**Aim**
Exactly the lines from the line containing "Reproduce this chart with Apache ECharts." through the line containing "const yTitleBottom = 'CL(OGE)';" are to be echoed, with both included and pictures left out.

---------- Records provided

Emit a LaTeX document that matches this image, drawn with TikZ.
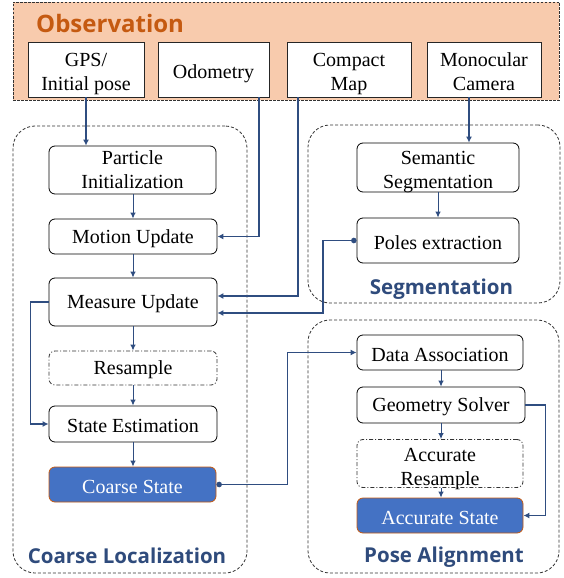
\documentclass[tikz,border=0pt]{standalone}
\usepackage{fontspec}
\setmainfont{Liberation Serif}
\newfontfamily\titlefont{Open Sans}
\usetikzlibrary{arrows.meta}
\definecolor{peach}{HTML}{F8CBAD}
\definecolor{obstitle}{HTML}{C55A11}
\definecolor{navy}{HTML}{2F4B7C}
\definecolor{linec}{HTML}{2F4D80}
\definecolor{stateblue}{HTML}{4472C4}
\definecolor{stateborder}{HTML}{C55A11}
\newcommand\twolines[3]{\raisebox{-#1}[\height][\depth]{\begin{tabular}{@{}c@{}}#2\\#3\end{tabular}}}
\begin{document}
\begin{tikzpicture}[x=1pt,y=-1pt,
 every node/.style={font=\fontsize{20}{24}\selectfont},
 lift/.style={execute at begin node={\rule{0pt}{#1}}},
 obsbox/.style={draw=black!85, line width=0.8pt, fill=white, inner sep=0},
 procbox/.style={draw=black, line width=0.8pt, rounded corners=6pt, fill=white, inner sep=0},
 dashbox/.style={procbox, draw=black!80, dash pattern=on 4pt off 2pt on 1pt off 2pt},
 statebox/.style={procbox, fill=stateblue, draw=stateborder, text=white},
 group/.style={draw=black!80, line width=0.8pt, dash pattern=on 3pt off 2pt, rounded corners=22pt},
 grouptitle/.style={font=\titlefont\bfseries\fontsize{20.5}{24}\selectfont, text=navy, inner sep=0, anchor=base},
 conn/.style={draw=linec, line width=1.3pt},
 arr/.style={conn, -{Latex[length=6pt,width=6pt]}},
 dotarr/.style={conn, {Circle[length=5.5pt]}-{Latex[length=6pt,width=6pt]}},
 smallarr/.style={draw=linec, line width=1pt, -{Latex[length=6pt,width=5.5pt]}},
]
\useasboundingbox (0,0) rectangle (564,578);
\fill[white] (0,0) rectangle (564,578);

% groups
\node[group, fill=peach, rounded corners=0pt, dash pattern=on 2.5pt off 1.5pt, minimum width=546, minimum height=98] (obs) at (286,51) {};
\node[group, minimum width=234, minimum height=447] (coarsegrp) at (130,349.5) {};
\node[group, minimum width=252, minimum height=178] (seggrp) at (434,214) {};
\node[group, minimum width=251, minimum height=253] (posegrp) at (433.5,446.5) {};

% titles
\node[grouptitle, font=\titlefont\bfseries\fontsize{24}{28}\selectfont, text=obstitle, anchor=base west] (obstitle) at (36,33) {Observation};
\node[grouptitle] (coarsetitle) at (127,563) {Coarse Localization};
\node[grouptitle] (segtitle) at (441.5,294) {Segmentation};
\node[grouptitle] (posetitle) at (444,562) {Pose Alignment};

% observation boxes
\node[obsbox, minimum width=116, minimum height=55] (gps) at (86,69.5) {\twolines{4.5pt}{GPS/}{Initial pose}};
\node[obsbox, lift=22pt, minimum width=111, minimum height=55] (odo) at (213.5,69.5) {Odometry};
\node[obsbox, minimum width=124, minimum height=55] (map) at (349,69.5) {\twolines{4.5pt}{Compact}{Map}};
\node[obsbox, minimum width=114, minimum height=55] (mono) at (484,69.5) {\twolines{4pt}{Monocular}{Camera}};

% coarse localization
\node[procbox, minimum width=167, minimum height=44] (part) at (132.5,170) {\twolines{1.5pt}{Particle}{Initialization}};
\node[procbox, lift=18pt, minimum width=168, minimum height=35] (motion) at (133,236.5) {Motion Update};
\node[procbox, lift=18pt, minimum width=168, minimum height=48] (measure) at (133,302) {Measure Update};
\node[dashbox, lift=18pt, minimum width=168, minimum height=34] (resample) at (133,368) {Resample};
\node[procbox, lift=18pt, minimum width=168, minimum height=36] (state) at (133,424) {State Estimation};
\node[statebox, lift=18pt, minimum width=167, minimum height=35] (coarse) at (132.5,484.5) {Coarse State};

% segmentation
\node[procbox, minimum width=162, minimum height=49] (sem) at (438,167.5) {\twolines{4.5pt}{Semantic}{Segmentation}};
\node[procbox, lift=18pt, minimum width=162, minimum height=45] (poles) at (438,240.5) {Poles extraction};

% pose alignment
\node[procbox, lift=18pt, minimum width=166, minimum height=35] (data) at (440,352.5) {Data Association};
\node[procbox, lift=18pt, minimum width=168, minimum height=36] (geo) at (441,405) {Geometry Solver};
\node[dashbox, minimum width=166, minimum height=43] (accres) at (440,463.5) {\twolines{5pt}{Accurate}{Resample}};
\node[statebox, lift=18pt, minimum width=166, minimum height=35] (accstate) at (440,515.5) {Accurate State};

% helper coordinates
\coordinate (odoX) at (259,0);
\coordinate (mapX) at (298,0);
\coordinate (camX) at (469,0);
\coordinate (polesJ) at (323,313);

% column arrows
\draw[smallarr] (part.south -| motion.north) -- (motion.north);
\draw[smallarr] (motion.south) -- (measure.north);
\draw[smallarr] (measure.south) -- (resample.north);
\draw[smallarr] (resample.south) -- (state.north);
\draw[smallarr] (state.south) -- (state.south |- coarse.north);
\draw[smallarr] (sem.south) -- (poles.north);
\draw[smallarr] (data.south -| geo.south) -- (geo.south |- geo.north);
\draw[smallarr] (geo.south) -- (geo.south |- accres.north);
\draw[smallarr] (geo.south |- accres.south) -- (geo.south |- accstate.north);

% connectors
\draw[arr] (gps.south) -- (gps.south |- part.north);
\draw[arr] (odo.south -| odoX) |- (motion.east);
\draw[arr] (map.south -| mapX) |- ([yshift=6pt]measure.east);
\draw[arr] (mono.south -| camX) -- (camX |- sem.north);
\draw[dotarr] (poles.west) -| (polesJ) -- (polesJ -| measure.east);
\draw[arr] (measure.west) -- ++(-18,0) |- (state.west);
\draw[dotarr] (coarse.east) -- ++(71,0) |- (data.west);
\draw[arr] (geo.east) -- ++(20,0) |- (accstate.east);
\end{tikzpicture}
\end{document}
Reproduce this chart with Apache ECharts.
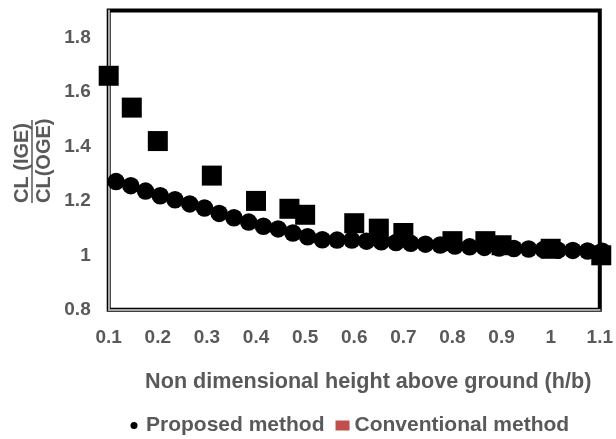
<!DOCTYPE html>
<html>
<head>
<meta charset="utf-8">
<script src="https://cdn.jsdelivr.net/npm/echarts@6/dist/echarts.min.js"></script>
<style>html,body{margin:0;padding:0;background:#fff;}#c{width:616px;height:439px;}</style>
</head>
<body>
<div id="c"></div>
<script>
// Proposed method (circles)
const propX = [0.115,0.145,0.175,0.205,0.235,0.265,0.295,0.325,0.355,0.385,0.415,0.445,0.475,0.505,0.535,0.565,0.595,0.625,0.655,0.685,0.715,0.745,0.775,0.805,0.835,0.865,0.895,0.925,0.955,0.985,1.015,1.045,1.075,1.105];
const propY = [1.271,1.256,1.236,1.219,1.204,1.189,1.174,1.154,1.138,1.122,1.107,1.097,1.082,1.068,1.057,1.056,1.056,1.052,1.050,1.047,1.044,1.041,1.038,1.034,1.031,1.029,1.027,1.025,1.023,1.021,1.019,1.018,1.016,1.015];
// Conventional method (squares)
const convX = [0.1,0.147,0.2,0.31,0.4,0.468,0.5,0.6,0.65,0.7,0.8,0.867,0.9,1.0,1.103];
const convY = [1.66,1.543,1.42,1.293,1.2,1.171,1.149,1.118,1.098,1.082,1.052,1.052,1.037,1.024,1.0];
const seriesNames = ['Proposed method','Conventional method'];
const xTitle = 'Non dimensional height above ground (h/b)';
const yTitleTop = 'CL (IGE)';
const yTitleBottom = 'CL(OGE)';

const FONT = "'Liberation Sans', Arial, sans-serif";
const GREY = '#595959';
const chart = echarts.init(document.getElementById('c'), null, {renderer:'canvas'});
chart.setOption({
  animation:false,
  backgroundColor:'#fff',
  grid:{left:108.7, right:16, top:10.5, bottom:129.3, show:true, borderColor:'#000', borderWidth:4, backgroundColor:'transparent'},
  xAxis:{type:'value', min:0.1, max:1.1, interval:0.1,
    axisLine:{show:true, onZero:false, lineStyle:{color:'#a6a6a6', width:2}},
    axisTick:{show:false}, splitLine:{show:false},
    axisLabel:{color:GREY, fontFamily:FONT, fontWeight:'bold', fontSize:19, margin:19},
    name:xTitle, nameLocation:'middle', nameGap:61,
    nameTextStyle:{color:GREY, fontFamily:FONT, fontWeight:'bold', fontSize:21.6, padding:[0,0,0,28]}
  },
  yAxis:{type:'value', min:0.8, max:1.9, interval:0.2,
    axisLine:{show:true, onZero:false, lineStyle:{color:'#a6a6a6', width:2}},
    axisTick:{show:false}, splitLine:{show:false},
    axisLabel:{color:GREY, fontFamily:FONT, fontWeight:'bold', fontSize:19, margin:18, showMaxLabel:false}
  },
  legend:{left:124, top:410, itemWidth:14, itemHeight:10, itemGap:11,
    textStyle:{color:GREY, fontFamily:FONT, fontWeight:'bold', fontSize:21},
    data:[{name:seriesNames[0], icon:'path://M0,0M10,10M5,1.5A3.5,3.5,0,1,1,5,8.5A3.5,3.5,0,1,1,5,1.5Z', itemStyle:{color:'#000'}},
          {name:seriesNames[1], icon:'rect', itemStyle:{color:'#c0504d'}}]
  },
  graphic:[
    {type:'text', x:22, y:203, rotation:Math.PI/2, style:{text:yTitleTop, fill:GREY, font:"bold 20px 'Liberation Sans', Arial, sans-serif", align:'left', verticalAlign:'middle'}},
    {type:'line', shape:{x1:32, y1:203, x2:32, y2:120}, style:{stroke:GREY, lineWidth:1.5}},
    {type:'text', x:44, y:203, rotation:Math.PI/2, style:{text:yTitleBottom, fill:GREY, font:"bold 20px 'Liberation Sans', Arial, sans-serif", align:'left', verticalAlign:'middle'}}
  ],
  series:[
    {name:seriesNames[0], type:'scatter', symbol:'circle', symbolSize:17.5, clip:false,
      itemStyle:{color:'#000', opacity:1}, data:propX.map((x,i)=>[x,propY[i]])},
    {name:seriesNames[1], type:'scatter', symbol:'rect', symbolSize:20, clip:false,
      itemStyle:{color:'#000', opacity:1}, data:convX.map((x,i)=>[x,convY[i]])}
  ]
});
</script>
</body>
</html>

--------------------
---------- Records provided

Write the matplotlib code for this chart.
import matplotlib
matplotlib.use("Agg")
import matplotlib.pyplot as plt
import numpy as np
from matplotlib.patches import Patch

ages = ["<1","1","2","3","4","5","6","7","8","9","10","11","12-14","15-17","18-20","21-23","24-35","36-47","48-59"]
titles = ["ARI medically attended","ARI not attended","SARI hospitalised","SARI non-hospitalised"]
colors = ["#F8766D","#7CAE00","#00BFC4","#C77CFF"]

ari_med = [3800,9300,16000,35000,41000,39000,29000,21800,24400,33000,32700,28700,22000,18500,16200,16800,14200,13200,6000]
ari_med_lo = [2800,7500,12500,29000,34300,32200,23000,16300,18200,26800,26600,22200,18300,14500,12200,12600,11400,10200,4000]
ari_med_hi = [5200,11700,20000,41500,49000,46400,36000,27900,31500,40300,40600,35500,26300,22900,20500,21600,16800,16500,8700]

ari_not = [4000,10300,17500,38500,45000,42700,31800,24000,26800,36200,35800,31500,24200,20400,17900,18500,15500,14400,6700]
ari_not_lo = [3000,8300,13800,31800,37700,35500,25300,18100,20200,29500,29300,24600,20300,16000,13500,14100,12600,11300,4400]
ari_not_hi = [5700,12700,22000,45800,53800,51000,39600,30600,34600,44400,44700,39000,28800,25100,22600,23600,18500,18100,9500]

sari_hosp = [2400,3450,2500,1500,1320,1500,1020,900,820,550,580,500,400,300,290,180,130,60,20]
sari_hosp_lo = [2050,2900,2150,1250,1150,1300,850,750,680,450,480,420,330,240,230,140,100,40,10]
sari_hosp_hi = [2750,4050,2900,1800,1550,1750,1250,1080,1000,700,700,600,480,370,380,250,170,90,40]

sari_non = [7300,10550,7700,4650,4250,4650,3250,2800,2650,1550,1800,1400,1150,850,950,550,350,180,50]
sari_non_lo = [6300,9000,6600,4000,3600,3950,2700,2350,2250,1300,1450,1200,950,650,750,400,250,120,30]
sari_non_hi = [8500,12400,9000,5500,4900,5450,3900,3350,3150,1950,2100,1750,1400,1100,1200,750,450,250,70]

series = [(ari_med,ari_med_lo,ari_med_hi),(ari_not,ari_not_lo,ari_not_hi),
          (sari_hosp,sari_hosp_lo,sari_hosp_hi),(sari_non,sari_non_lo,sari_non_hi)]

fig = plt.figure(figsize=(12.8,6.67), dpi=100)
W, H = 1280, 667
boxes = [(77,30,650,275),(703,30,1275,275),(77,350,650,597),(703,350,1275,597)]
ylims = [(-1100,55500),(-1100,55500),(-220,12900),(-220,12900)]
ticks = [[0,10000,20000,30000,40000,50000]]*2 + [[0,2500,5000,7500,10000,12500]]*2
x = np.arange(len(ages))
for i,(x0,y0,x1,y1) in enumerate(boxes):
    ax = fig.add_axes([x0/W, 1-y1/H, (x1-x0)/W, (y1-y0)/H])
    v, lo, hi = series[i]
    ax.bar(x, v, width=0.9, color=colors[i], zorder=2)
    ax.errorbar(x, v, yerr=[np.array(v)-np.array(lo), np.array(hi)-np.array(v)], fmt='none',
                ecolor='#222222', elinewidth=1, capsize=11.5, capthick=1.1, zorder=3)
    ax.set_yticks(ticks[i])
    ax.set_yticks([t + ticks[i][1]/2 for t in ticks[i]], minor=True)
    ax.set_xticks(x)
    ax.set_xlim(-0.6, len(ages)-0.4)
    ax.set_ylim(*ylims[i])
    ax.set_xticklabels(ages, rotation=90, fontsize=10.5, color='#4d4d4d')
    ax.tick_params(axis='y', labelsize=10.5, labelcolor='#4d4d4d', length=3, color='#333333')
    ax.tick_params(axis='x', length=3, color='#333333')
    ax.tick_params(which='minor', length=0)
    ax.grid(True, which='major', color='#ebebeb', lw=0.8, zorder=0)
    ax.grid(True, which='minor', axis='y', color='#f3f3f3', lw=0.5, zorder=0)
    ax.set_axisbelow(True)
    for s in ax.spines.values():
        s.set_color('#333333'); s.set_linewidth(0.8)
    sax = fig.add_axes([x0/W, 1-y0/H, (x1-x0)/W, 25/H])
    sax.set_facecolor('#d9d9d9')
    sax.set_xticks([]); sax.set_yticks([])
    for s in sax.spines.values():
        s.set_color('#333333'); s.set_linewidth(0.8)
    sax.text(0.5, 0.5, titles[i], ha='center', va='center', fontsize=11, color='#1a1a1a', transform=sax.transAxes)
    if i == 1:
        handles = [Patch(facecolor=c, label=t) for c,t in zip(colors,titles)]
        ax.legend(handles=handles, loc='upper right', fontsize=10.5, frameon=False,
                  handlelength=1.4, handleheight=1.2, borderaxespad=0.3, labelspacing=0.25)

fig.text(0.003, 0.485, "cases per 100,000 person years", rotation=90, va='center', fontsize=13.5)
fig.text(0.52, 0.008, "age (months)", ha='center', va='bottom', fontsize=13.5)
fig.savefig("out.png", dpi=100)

--------------------
---------- Records provided

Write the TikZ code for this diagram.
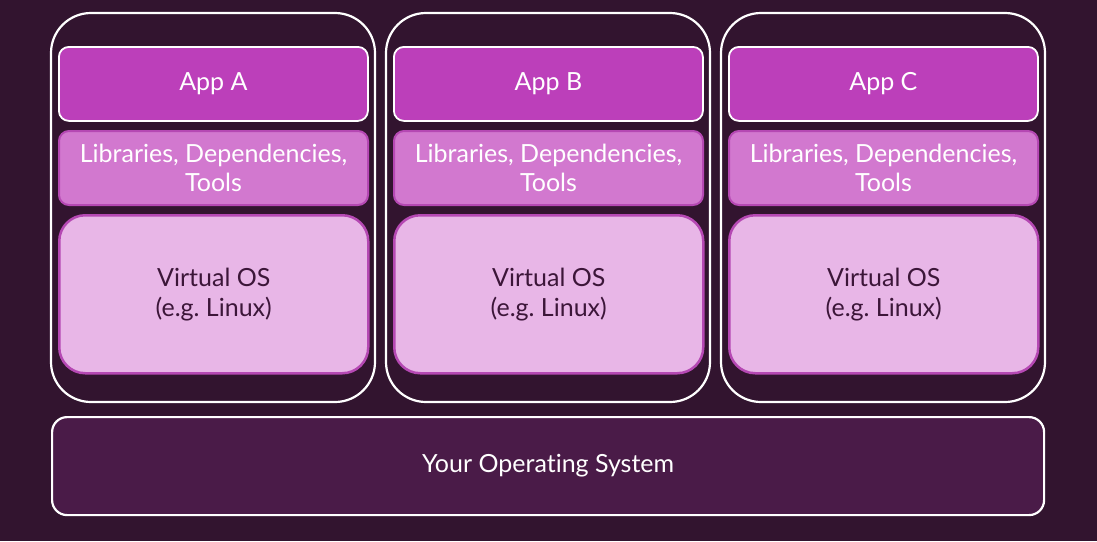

--------------------

**Completed task**
Reproduce this chart with Apache ECharts.
<!DOCTYPE html>
<html>
<head>
<meta charset="utf-8">
<script src="https://cdn.jsdelivr.net/npm/echarts@6/dist/echarts.min.js"></script>
<style>html,body{margin:0;padding:0;background:#fff;}#c{width:616px;height:439px;}</style>
</head>
<body>
<div id="c"></div>
<script>
// Proposed method (circles)
const propX = [0.115,0.145,0.175,0.205,0.235,0.265,0.295,0.325,0.355,0.385,0.415,0.445,0.475,0.505,0.535,0.565,0.595,0.625,0.655,0.685,0.715,0.745,0.775,0.805,0.835,0.865,0.895,0.925,0.955,0.985,1.015,1.045,1.075,1.105];
const propY = [1.271,1.256,1.236,1.219,1.204,1.189,1.174,1.154,1.138,1.122,1.107,1.097,1.082,1.068,1.057,1.056,1.056,1.052,1.050,1.047,1.044,1.041,1.038,1.034,1.031,1.029,1.027,1.025,1.023,1.021,1.019,1.018,1.016,1.015];
// Conventional method (squares)
const convX = [0.1,0.147,0.2,0.31,0.4,0.468,0.5,0.6,0.65,0.7,0.8,0.867,0.9,1.0,1.103];
const convY = [1.66,1.543,1.42,1.293,1.2,1.171,1.149,1.118,1.098,1.082,1.052,1.052,1.037,1.024,1.0];
const seriesNames = ['Proposed method','Conventional method'];
const xTitle = 'Non dimensional height above ground (h/b)';
const yTitleTop = 'CL (IGE)';
const yTitleBottom = 'CL(OGE)';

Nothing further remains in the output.